The markov algorithm is a single-level clustering algorithm, that gives you a single set of parent nodes (if any) for the given leaf nodes as input. If you only supply a Graph it uses all the graph's leaf nodes.

from ragraph import datasets, plot
from ragraph.analysis import cluster

#from ragraph.node import Node

g = datasets.get("climate_control")
g, parents = cluster.markov(g, names=True, inplace=True)

#g.add_node(Node("system", children=g.roots))

fig = plot.mdm(
    leafs=g.leafs,
    edges=g.edges,
)


fig.write_image("./docs/generated/dsm_clustering_climate_control.svg")

Clustered system architecture of the climate control dataset.

Clustered system architecture of the climate control dataset. Within the system, there are 3 identified clusters.

In the example, we can identify three clusters that each has their own root. For many systems, it is intuitive to include an overarching system parent node. We can do so by uncommenting the add_node function, and using the identified roots as the children of the overarching system node. Even better, we can employ a hierarchical clustering algorithm.

Hierarchical clustering

An example of hierarchical clustering using the Hierarchical Markov clustering algorithm ragraph.analysis.cluster.hierarchical_markov would be the following:

from ragraph import datasets
from ragraph.analysis import cluster

g = datasets.get("climate_control")
g, roots = cluster.hierarchical_markov(g, inplace=True)
h = g.get_hierarchy_dict()
assert h == {
    "node.node3": {
        "node.node0": {
            "Radiator": {},
            "Engine Fan": {},
            "Condenser": {},
            "Compressor": {},
            "Evaporator Core": {},
            "Accumulator": {},
        },
        "node.node1": {
            "Heater Core": {},
            "Heater Hoses": {},
            "Evaporator Case": {},
            "Actuators": {},
            "Blower Controller": {},
            "Blower Motor": {},
        },
        "node.node2": {
            "Refrigeration Controls": {},
            "Air Controls": {},
            "Sensors": {},
            "Command Distribution": {},
        },
    }
}
assert len(roots) == 1, "We found only one root."

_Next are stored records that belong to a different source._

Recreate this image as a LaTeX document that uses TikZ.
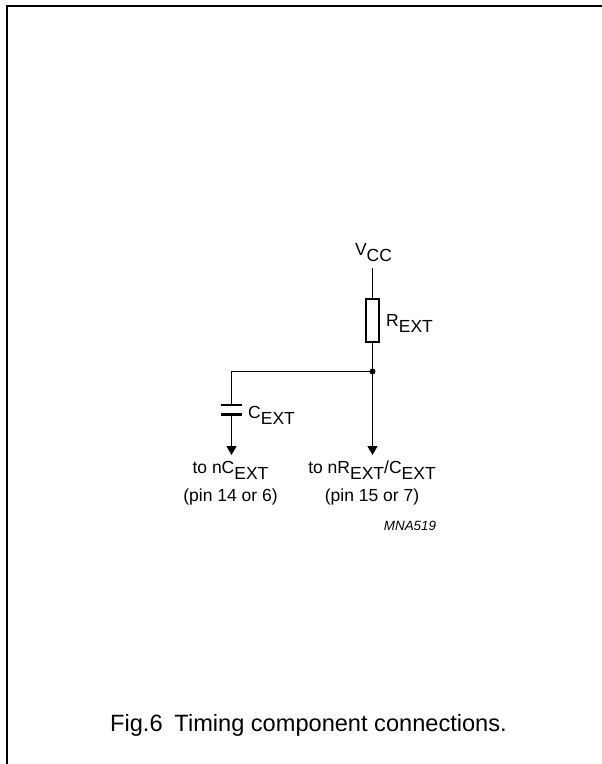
\documentclass[tikz,border=0pt]{standalone}
\usepackage{fontspec}
\setmainfont{Liberation Sans}
\usetikzlibrary{arrows.meta,calc,positioning}
\tikzstyle{lbl} = [inner sep=0pt, anchor=base, font=\fontsize{17.5pt}{20pt}\selectfont]
\tikzstyle{wire} = [black, draw, line width=1.2pt]
\newcommand{\lsub}[1]{\raisebox{-6pt}{#1}}
\begin{document}
\begin{tikzpicture}[x=1pt,y=-1pt,>={Triangle[width=10pt,length=9pt]}]
            \useasboundingbox (0,0) rectangle (602,764);
            % frame
            \draw[line width=2pt] (7.3,764) -- (7.3,5.5) -- (602,5.5);

            \coordinate (Vcc) at (372.5,268);
            \coordinate (Junc) at (372.5,371.5);
            \coordinate (Left) at (231.5,371.5);
            \coordinate (ArrR) at (372.5,455);
            \coordinate (ArrC) at (231.5,455);

            \node[draw, line width=1.2pt, fill=white, minimum width=13pt, minimum height=43pt, inner sep=0pt] (Rext) at (372.5,320.5) {};
            \node[lbl] (VccT) at (373.5,255) {V\lsub{CC}};
            \node[lbl, anchor=base west] (RextT) at (386,326) {R\lsub{EXT}};
            \node[lbl, anchor=base west] (CextT) at (248,418) {C\lsub{EXT}};
            \node[inner sep=0pt, minimum width=21pt, minimum height=9pt] (Cext) at (231.5,409.5) {};
            \node[lbl] (CTo) at (230.5,473) {to nC\lsub{EXT}};
            \node[lbl] (CPin) at (230.5,501) {(pin 14 or 6)};
            \node[lbl] (RTo) at (372,473) {to nR\lsub{EXT}/C\lsub{EXT}};
            \node[lbl] (RPin) at (372,501) {(pin 15 or 7)};
            \node[inner sep=0pt, font=\fontsize{13.4pt}{15pt}\selectfont\itshape] (Code) at (410,526) {MNA519};
            \node[lbl, font=\fontsize{23.6pt}{26pt}\selectfont] (Cap) at (308.5,731) {Fig.6\hspace{0.5em}Timing component connections.};

            \path
                [wire]
                (Vcc) -- (Rext.north)
                (Rext.south) -- (Junc)
                (Junc) -- (Left) -- (Cext.north -| Left);
            \draw[wire, ->] (Junc) -- (ArrR);
            \draw[wire, ->] (Cext.south) -- (ArrC);
            \draw[line width=2.6pt] (Cext.north west) -- (Cext.north east);
            \draw[line width=2.6pt] (Cext.south west) -- (Cext.south east);
            \fill (Junc) circle (3pt);
        \end{tikzpicture}
\end{document}
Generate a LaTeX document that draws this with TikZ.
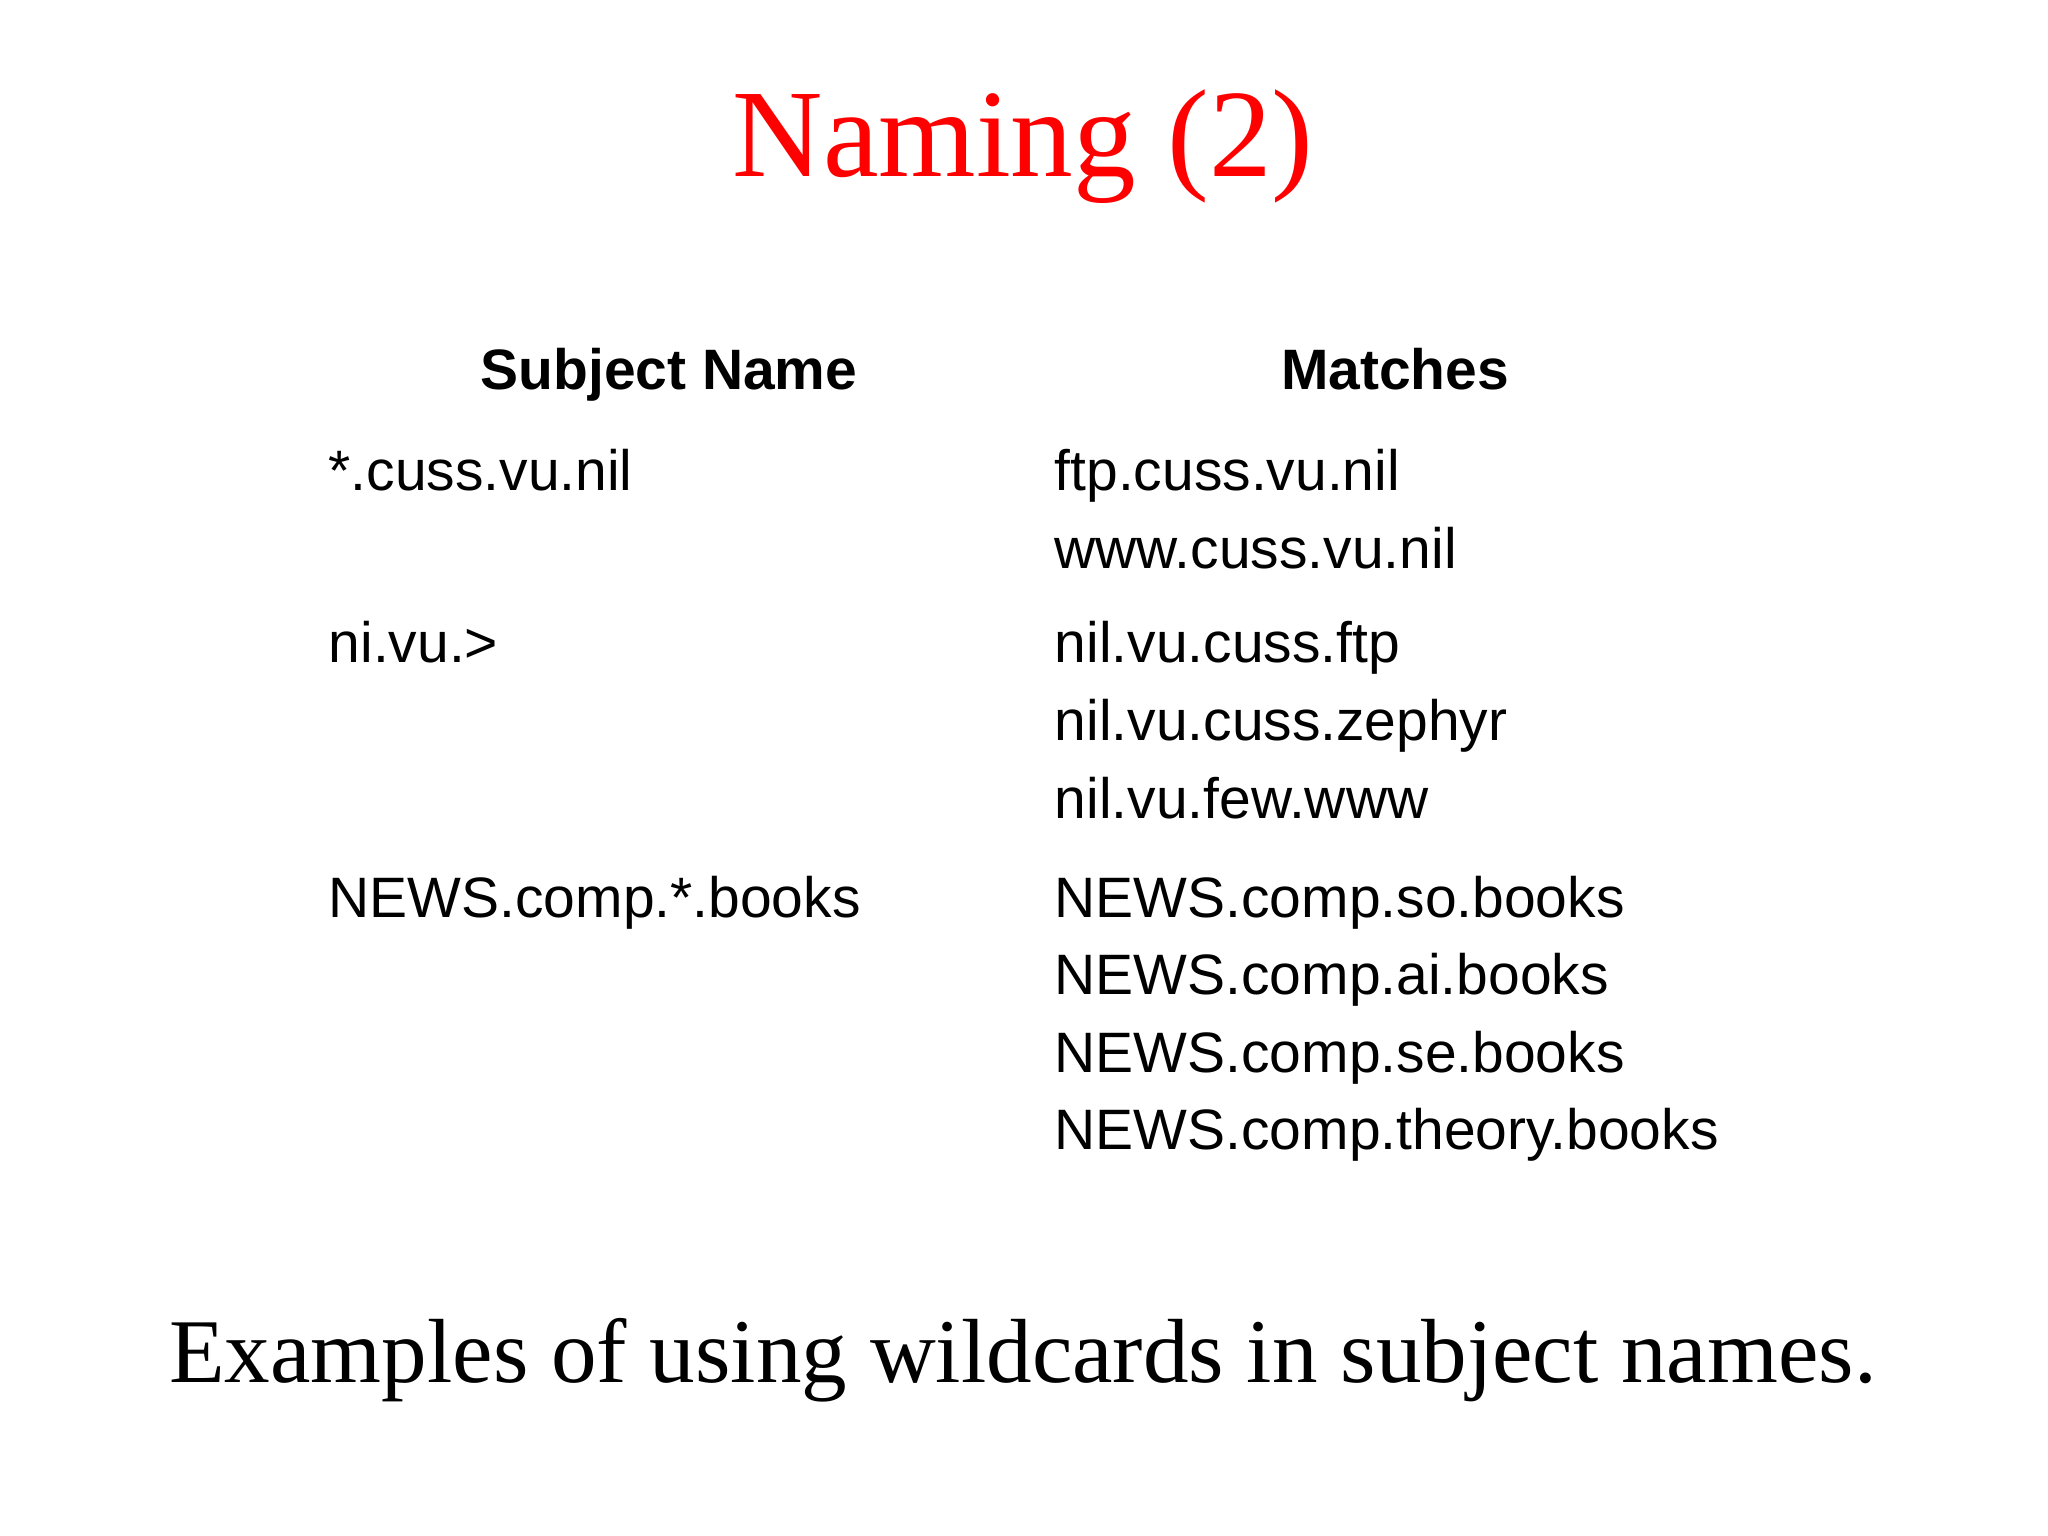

Where we can see that all three earlier found clusters have now also been recursively grouped together into a single root because of the interactions between their leaf nodes.

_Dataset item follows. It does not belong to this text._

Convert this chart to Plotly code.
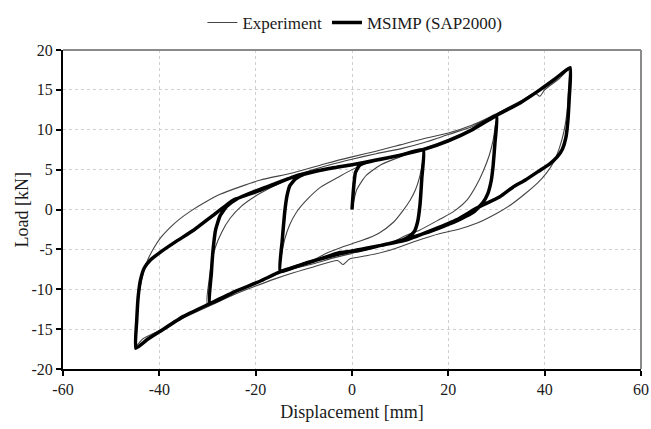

Hierarchical clustering with bus detection

We can also combine hierarchical clustering with bus detection. For this we are going to use the Aircraft Engine dataset. An example of using the Hierarchical Markov clustering with bus detection ragraph.analysis.heuristics.markov_gamma is the following:

from ragraph import datasets, plot
from ragraph.analysis import heuristics

g = datasets.get("aircraft_engine")
g,roots = heuristics.markov_gamma(g, gamma=2.0, names=True, inplace=True)
h = g.get_hierarchy_dict()

fig = plot.mdm(
    leafs=g.leafs,
    edges=g.edges,
)

fig.write_image("./docs/generated/markov_gamma_aircraft_engine.svg")

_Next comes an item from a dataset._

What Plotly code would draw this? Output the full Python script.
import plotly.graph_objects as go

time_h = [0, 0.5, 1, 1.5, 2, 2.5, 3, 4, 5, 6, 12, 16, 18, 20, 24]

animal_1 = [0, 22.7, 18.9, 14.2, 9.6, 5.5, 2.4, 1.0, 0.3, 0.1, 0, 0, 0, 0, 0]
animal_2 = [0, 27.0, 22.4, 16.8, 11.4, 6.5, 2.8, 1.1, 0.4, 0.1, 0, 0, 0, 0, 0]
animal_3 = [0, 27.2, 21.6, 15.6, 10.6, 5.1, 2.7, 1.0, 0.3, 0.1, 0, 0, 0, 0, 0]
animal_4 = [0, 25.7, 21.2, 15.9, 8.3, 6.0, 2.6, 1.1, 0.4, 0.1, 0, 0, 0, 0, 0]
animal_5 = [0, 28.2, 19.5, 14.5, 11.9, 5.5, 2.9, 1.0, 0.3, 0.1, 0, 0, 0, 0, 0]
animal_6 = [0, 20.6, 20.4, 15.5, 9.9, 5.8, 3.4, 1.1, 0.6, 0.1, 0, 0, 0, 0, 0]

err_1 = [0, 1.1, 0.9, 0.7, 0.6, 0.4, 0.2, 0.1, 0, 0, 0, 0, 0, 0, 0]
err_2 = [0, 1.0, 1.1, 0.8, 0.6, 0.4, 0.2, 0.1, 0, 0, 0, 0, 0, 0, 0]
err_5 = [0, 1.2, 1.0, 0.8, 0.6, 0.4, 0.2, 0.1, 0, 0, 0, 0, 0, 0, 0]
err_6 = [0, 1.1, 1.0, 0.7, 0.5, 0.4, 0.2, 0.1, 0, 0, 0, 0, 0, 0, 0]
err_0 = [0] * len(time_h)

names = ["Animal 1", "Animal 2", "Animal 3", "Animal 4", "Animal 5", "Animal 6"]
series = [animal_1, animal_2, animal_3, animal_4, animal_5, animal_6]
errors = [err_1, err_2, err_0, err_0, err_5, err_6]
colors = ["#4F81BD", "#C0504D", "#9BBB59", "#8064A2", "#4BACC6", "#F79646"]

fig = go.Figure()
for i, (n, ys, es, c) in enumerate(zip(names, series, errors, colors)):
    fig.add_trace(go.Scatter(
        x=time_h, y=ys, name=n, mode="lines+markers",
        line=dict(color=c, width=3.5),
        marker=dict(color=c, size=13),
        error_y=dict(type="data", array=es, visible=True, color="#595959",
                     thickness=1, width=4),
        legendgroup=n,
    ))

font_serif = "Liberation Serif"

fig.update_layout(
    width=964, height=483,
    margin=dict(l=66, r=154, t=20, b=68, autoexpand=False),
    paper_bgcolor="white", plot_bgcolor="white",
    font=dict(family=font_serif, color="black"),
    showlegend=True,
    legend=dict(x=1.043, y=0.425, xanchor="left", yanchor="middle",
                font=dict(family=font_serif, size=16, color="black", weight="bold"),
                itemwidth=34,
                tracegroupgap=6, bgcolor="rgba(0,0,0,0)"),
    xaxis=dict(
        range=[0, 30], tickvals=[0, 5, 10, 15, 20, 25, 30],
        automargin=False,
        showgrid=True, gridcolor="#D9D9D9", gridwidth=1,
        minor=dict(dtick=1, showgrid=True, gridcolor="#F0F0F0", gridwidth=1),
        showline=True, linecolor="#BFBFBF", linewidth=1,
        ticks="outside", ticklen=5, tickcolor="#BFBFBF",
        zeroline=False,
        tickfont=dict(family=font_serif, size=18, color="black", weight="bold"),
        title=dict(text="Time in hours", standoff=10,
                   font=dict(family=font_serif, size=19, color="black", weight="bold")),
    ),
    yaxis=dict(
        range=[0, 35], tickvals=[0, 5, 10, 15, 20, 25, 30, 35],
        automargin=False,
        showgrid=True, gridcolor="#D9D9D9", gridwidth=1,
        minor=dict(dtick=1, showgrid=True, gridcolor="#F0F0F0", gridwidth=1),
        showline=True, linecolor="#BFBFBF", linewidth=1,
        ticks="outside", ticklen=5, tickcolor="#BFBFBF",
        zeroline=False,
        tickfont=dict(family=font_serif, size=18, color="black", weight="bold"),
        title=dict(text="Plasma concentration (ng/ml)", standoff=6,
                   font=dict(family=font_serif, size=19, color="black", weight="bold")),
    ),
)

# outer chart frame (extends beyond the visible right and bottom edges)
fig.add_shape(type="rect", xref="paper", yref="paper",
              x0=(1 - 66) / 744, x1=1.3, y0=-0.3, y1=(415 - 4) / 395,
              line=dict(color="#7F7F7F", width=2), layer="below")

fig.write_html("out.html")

Clustered system architecture of the climate control dataset.

Clustered system architecture of the climate control dataset. Within the system, there are 3 identified clusters.

In the figure, we can find 11 clusters, and 3 bus components. The bus component spanning rows (1-8) is a global bus component, while the bus component at rows 47-54 and rows 55-60 are embedded in node3 and node1.

We can increase the granularity even further by repeating the Hierarchical Markov clustering with bus detection ragraph.analysis.heuristics.markov_gamma for a specific cluster (root). The clustering parameters such as gamma can be different for each implementation. For demonstration purposes, we add node5 and node2 as roots to the markov_gamma. It is the responsibility of the modeller to determine if the granularity and parameters make sense.

An example could be:

from ragraph import datasets, plot
from ragraph.analysis import heuristics

g = datasets.get("aircraft_engine")
g,roots = heuristics.markov_gamma(g, gamma=2.0, names=True, inplace=True)

g, roots = heuristics.markov_gamma(g, gamma=1.5, names=True, inplace=True, root=g["node.node5"])
g, roots = heuristics.markov_gamma(g, gamma=3.0, names=True, inplace=True, root=g["node.node2"])


fig = plot.mdm(
    leafs=g.leafs,
    edges=g.edges,
)

fig.write_image("./docs/generated/markov_gamma_aircraft_engine_granularity.svg")

Clustered system architecture of the climate control dataset with increased granularity.

Clustered system architecture of the climate control dataset with increased granularity.

Now, node5 and node3 are recursively grouped with more clusters, and new local bus components are found.

Warning

The Hierarchical Markov clustering with bus detection ragraph.analysis.heuristics.markov_gamma can be found under the module Heuristics, as it is a combination of algorithms. Single level clustering and bus detection can be found at ragraph.analysis.cluster and ragraph.analysis.bus.